SQL is a standard language for retrieving data in databases. It is mostly used by Software Engineers, Database Administrators, Business Analysts and Data Scientists.
Goal of this course is to give introduction to basic SQL concepts and to show how they are implemented in Big Data technologies.
Examples and exercises will be done through interactive notebook Apache Zeppelin using both standard SQL syntax and Spark SQL. Zeppelin is web-based notebook that enables data-driven, interactive data analytics and collaborative documents with SQL, Spark and more.
Apache Spark is a framework for fast processing of large amount of data, often used for advanced analytics, data science, complex batch (ETL) processing and for real time processing.

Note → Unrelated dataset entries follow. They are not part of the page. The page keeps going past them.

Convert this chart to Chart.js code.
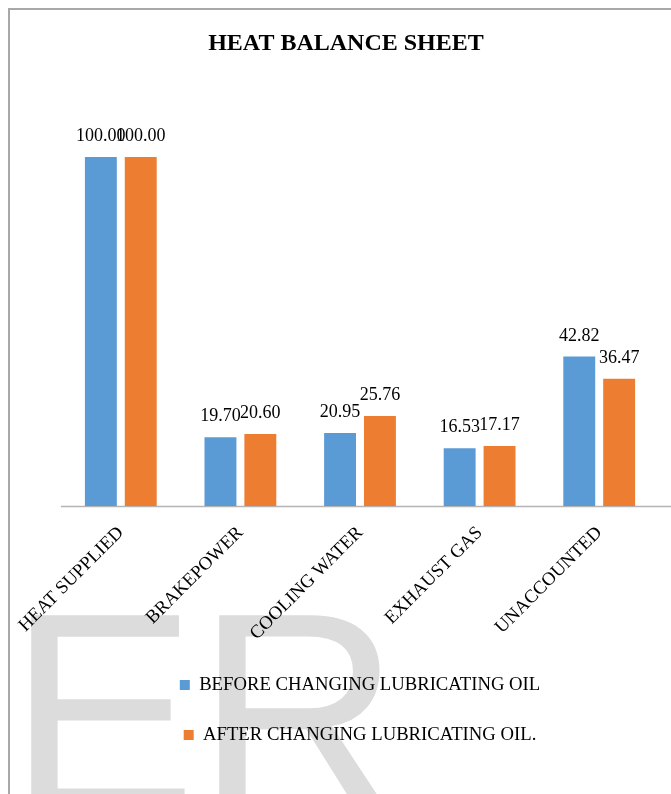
<!DOCTYPE html>
<html>
<head>
<meta charset="utf-8">
<script src="https://cdn.jsdelivr.net/npm/chart.js@4.4.1/dist/chart.umd.min.js"></script>
<style>
  html, body { margin: 0; padding: 0; background: #fff; overflow: hidden; width: 671px; height: 794px; }
  #frame { position: absolute; left: 8px; top: 8px; width: 800px; height: 900px;
           border-left: 2px solid #a8a8a8; border-top: 2px solid #a8a8a8; }
  #heatChart { position: absolute; left: 0; top: 0; }
</style>
</head>
<body>
<div id="frame"></div>
<canvas id="heatChart" width="692" height="794"></canvas>
<script>
// data
let categories = ["HEAT SUPPLIED", "BRAKEPOWER", "COOLING WATER", "EXHAUST GAS", "UNACCOUNTED"];
let beforeValues = [100.00, 19.70, 20.95, 16.53, 42.82];
let afterValues = [100.00, 20.60, 25.76, 17.17, 36.47];
let seriesNames = ["BEFORE CHANGING LUBRICATING OIL", "AFTER CHANGING LUBRICATING OIL."];
let chartTitle = "HEAT BALANCE SHEET";
let watermark = ["E", "R"];

const serif = "'Liberation Serif', 'Times New Roman', serif";

/**
 * Big grey letters behind everything
 */
const watermarkPlugin = {
    id: "watermark",
    beforeDraw(chart) {
        let ctx = chart.ctx;
        ctx.save();
        ctx.fillStyle = "#dcdcdc";
        ctx.font = "283px 'Liberation Sans', Arial, sans-serif";
        ctx.textBaseline = "alphabetic";
        ctx.textAlign = "left";
        ctx.fillText(watermark[0], 8, 810);
        ctx.fillText(watermark[1], 196, 810);
        ctx.restore();
    }
};

/**
 * Axis line that runs on past the plot area, like the original
 */
const axisLinePlugin = {
    id: "axisLine",
    beforeDatasetsDraw(chart) {
        let ctx = chart.ctx;
        let area = chart.chartArea;
        ctx.save();
        ctx.strokeStyle = "#b4b4b4";
        ctx.lineWidth = 1.5;
        ctx.beginPath();
        ctx.moveTo(area.left, area.bottom + 0.5);
        ctx.lineTo(chart.width, area.bottom + 0.5);
        ctx.stroke();
        ctx.restore();
    }
};

/**
 * Value labels above each bar
 */
const valueLabelPlugin = {
    id: "valueLabels",
    afterDatasetsDraw(chart) {
        let ctx = chart.ctx;
        ctx.save();
        ctx.font = "18px " + serif;
        ctx.fillStyle = "#000";
        ctx.textAlign = "center";
        ctx.textBaseline = "alphabetic";
        chart.data.datasets.forEach((ds, i) => {
            chart.getDatasetMeta(i).data.forEach((bar, j) => {
                ctx.fillText(ds.data[j].toFixed(2), bar.x, bar.y - 16);
            });
        });
        ctx.restore();
    }
};

new Chart(document.getElementById("heatChart"), {
    type: "bar",
    data: {
        labels: categories,
        datasets: [{
            label: seriesNames[0],
            data: beforeValues,
            backgroundColor: "#5b9bd5",
            borderWidth: 0
        }, {
            label: seriesNames[1],
            data: afterValues,
            backgroundColor: "#ed7d31",
            borderWidth: 0
        }]
    },
    options: {
        responsive: false,
        animation: false,
        events: [],
        categoryPercentage: 0.667,
        barPercentage: 0.8,
        layout: { padding: { bottom: 39.65 } },
        plugins: {
            title: {
                display: true,
                text: chartTitle,
                color: "#000",
                font: { family: serif, size: 24, weight: "bold" },
                padding: { top: 29.6, bottom: 28.8 }
            },
            legend: {
                display: true,
                position: "bottom",
                fullSize: false,
                labels: {
                    color: "#000",
                    font: { family: serif, size: 18.7 },
                    boxWidth: 10,
                    boxHeight: 10,
                    padding: 31.3
                }
            },
            tooltip: { enabled: false }
        },
        scales: {
            x: {
                grid: { display: false },
                border: { display: false },
                ticks: {
                    color: "#000",
                    font: { family: serif, size: 18.7 },
                    minRotation: 45,
                    maxRotation: 45,
                    autoSkip: false,
                    padding: 8
                },
                afterFit(scale) { scale.height = 138.35; }
            },
            y: {
                min: 0,
                max: 120,
                ticks: { display: false },
                grid: { display: false },
                border: { display: false },
                afterFit(scale) { scale.width = 61; }
            },
            yRight: {
                type: "linear",
                position: "right",
                ticks: { display: false },
                grid: { display: false },
                border: { display: false },
                afterFit(scale) { scale.width = 33; }
            }
        }
    },
    plugins: [watermarkPlugin, axisLinePlugin, valueLabelPlugin]
});
</script>
</body>
</html>
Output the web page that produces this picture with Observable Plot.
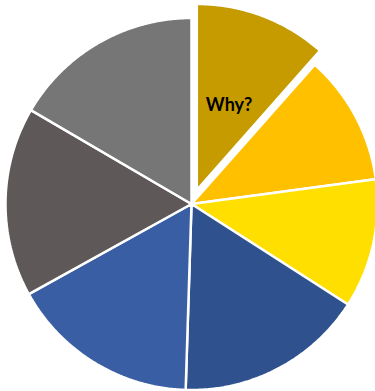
<!DOCTYPE html>
<html>
<head>
<meta charset="utf-8">
<script src="https://cdn.jsdelivr.net/npm/d3@7"></script>
<script src="https://cdn.jsdelivr.net/npm/@observablehq/plot@0.6"></script>
<style>
  html, body { margin: 0; padding: 0; background: #fff; }
  #chart { width: 375px; height: 391px; }
</style>
</head>
<body>
<div id="chart"></div>
<script>
// Slices clockwise from 12 o'clock (values read as share of the circle)
const sliceNames = ["Why?", "Slice 2", "Slice 3", "Slice 4", "Slice 5", "Slice 6", "Slice 7"];
const sliceLabels = ["Why?", "", "", "", "", "", ""];
const sliceValues = [41.5, 40.8, 40.4, 59.1, 59.2, 59.3, 59.7];
const sliceColors = ["#C59B00", "#FFC000", "#FFDF00", "#2F528F", "#3A5EA3", "#5E5858", "#767676"];
const sliceExplode = [15, 0, 0, 0, 0, 0, 0];

const R = 186;
const arcs = d3.pie().sort(null).value(d => d)(sliceValues);

const pts = [];
const labelPts = [];
arcs.forEach((a, i) => {
  const mid = (a.startAngle + a.endAngle) / 2;
  const ox = sliceExplode[i] * Math.sin(mid);
  const oy = sliceExplode[i] * Math.cos(mid);
  pts.push({i, x: ox, y: oy, color: sliceColors[i]});
  const n = Math.max(2, Math.ceil((a.endAngle - a.startAngle) / (Math.PI / 360)));
  for (let k = 0; k <= n; k++) {
    const t = a.startAngle + (a.endAngle - a.startAngle) * k / n;
    pts.push({i, x: ox + R * Math.sin(t), y: oy + R * Math.cos(t), color: sliceColors[i]});
  }
  pts.push({i, x: ox, y: oy, color: sliceColors[i]});
  if (sliceLabels[i]) {
    const lr = 0.49 * R;
    labelPts.push({label: sliceLabels[i], x: ox + lr * Math.sin(mid), y: oy + lr * Math.cos(mid)});
  }
});

const chart = Plot.plot({
  width: 375,
  height: 391,
  margin: 0,
  x: {domain: [-191, 184], axis: null},
  y: {domain: [-187.5, 203.5], axis: null},
  color: {type: "identity"},
  style: {background: "#fff"},
  marks: [
    Plot.line(pts, {x: "x", y: "y", z: "i", fill: "color", stroke: "white", strokeWidth: 2.5, strokeLinejoin: "miter", curve: "linear"}),
    Plot.text(labelPts, {x: "x", y: "y", text: "label", fontSize: 18, fontWeight: "bold", fontFamily: "Lato, 'Open Sans', sans-serif", fill: "#000"})
  ]
});
document.getElementById("chart").appendChild(chart);
</script>
</body>
</html>
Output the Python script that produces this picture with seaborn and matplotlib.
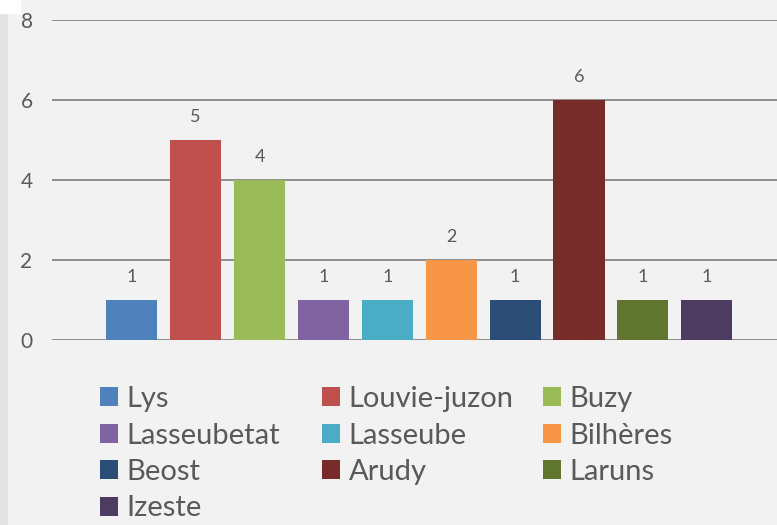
import matplotlib
matplotlib.use("Agg")
import matplotlib.pyplot as plt
import seaborn as sns
import pandas as pd
from matplotlib.patches import Rectangle, Patch

villages = ["Lys", "Louvie-juzon", "Buzy", "Lasseubetat", "Lasseube",
            "Bilhères", "Beost", "Arudy", "Laruns", "Izeste"]
counts = [1, 5, 4, 1, 1, 2, 1, 6, 1, 1]
colors = ["#4F81BD", "#C0504D", "#9BBB59", "#8064A2", "#4BACC6",
          "#F79646", "#2C4D75", "#772C2A", "#5F7530", "#4D3B62"]

df = pd.DataFrame({"village": villages, "n": counts})

sns.set_theme(style="white")
plt.rcParams["font.family"] = ["Lato", "DejaVu Sans"]
txt = "#595959"

fig = plt.figure(figsize=(7.77, 5.25), dpi=100)
fig.patch.set_facecolor("#F2F2F2")
# grey strip on the left edge
fig.patches.append(Rectangle((0, 0), 7 / 777, 512 / 525, transform=fig.transFigure,
                             color="#E4E4E4", zorder=0))
fig.patches.append(Rectangle((0, 512 / 525), 20 / 777, 13 / 525, transform=fig.transFigure,
                             color="white", zorder=0))

ax = fig.add_axes([52 / 777, 185 / 525, 725 / 777, 320 / 525])
ax.set_facecolor("#F2F2F2")

sns.barplot(data=df, x="village", y="n", hue="village", palette=colors,
            order=villages, hue_order=villages, width=0.8, dodge=False,
            legend=False, ax=ax, zorder=3, saturation=1, linewidth=0,
            edgecolor="none")

for c in ax.containers:
    ax.bar_label(c, padding=11, fontsize=13, color=txt)

ax.set_ylim(0, 8)
ax.set_yticks([0, 2, 4, 6, 8])
ax.set_xlim(-1.25, 10.1)
ax.grid(axis="y", color="#868686", linewidth=1.3, zorder=0)
ax.set_xticks([])
ax.set_xlabel("")
ax.set_ylabel("")
for s in ax.spines.values():
    s.set_visible(False)
ax.tick_params(axis="y", length=0, pad=14, labelsize=15, labelcolor=txt)

handles = [Patch(facecolor=c, edgecolor="none") for c in colors]
xs = [100, 322, 543]
for j in range(3):
    fig.legend(handles[j::3], villages[j::3], loc="upper left",
               bbox_to_anchor=(xs[j] / 777, 1 - 386 / 525),
               bbox_transform=fig.transFigure, frameon=False, ncol=1,
               fontsize=21, labelcolor=txt, handlelength=0.62, handleheight=0.62,
               handletextpad=0.3, labelspacing=0.36, borderaxespad=0, borderpad=0)

fig.savefig("out.png", dpi=100, facecolor=fig.get_facecolor())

This course is made for the following audience:
- Data and Business Analysts who need to connect to the Hadoop databases and use Spark SQL processing engine for retrieving and processing data
- Developers who should understand how to use SQL using Big Data technology like HDFS, Hive, Spark
- Data Science team who needs to understand batter SQL language
This course focuses on:
- Introduction to Databases and lite Spark
- Simple SQL Queries
- Retrieving Data from Multiple Tables
- Scalar Functions and Arithmetic
- Summary Functions and Grouping
Duration: 2 days
Prerequisite for SQL Big Data Edition: Basic knowledge of database concepts. This course is mixture of basic and advanced SQL course in Big Data environment.